Entropy, Evolutionary Computation and Living Systems

Abstract 🔗

This article explores how entropy underlies evolution and the emergence of complex systems, from cells to society and relations to technology. It examines why non-biological systems can appear “living” and argues that understanding these dynamics clarifies how order, adaptation, and self-sustaining behavior arise across scales.

Introduction 🔗

Entropy 🔗

Entropy is the tendency of energy in the universe toward disorder. A water’s surface looks still; the energy is spread evenly, but beneath, the water molecules are in constant, random motion.

Local systems, humans and cells generate relative order by exporting entropy elsewhere through energy expenditure. Since entropy governs energy, it affects all systems governed by energy: chemical, biological, social, and economic.

Evolution and Evolutionary Computation 🔗

The Darwinian concept of evolution or natural selection refers to how organisms are evaluated for fitness to an environment across time. Reasoning from how entropy affects local systems, the underlying principle for evolution is entropy.

Moving from organism to smaller scales, we can think of a the tissue in the human heart. With every heartbeat, numerous cells perform specialized functions which are determined by (macromolecular) signals each cell receives and sends. A protein (biomolecule) travels, communicates and its very structure is maintained by the chemical interactions. Note how easily the animistic terms travels and communicates can be used to liken biochemical to living organisms.

Scaling up from the organism, we have evolutionary computation, the logical result of evolution. If evolution occurs for cells it occurs for organisms, if it does for organisms it does for the systems organisms participate in. It is correct to call social patterns expressed by humans as phenotypes, another genetic concept which denotes functions stemming from a particular gene. In this case it refers to a function from a set of genes. From the previously described concepts it should be clear that evolutionary concepts occurs for subcellular components as well: viruses, molecules, atoms. One might object that atoms should evolve, but that is a matter of semantics.¹

Kaczynski describes the technological system as self-sustaining.² For example, the school system of the Prussian model with its purpose of training specialized workers: children who want (and they want it for evolutionary reasons) to play are forced to sit still in class, and the natural response is diagnosed as ADHD, which is seen as problematic. This can easily be understood as a symbiosis that is negatively affecting humanity. What I want to focus on is how an unliving system very aptly is metaphorically described to “sustain itself.”

Life and Systems 🔗

Turning to the term life, we find that its exact classification is disputed.³ However we are discussion a colloquial understanding of living, and will thus accept the common characteristics attributed to life. These tend to include:

• responses to the environment,
• growth,
• recreation (thus adaption/evolution),
• maintenance of homeostasis (requiring regulation), and
• having a complex chemistry.⁴

The reason a system appears living is because it is governed by the same physical principles as life. Additionally, for systems that exist on larger levels such as the social one, it will relate to living beings. Our technological system does consist of us in part, even if it requires us to live in unnatural ways.

Discussion 🔗

While these are created to describe things on levels from cellular to organism, they all describe biological results of physical principles. Since these principles operate on smaller and larger levels, it’s easy to use the characteristics to describe how the technological system (spontaneously) responds to changes and grows. Of course it lacks consciousness, but that is typically not included in definitions of life. Ultimately, it is a matter of semantics whether or not one calls a system living or not in the biological sense.
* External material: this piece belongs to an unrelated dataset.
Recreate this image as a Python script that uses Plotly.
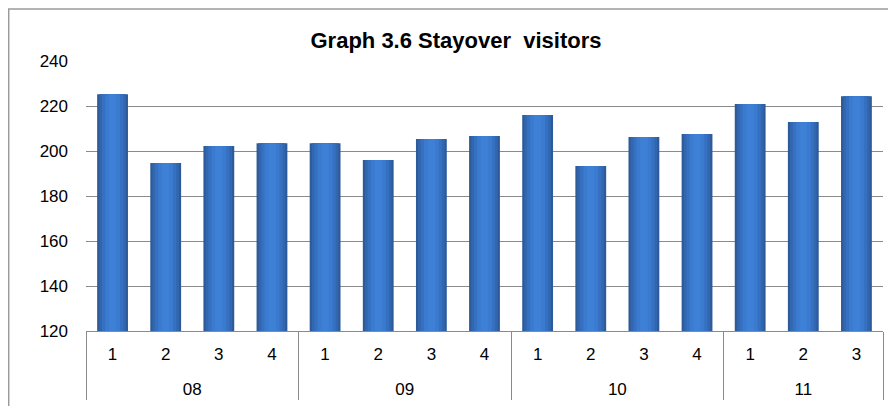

The primary reason for writing this is to demystify why unliving things appear to be alive. A recently deceased frog may twitch in response to electricity because enough of its cells and tissue are still intact, and it does appear living at first glance. Yet I want to acknowledge the utility of understanding abstract concepts using familiar concepts as reference.

Another reason is because I believe it to be dangerous to write something off as unliving in the metaphorical sense. Words carry connotations dependent on our frame of reference, and so, by describing a system as unliving, it can instill the idea that it is far more static and controllable than it actually is.

Conclusion 🔗

In conclusion, the energy of the universe tends towards disorder through a dynamic process. This manifest in different forms depending on the scale: chemical interactions, structures of cells, human behavior, and systems humans participate in. The properties of life are general results of this first principle, and it is a matter of semantics to call one thing living and not another. This understanding opens up a framework for understanding will, meaning, and destiny, and perspectives for discussions on topics like technological advancements and transhumanism.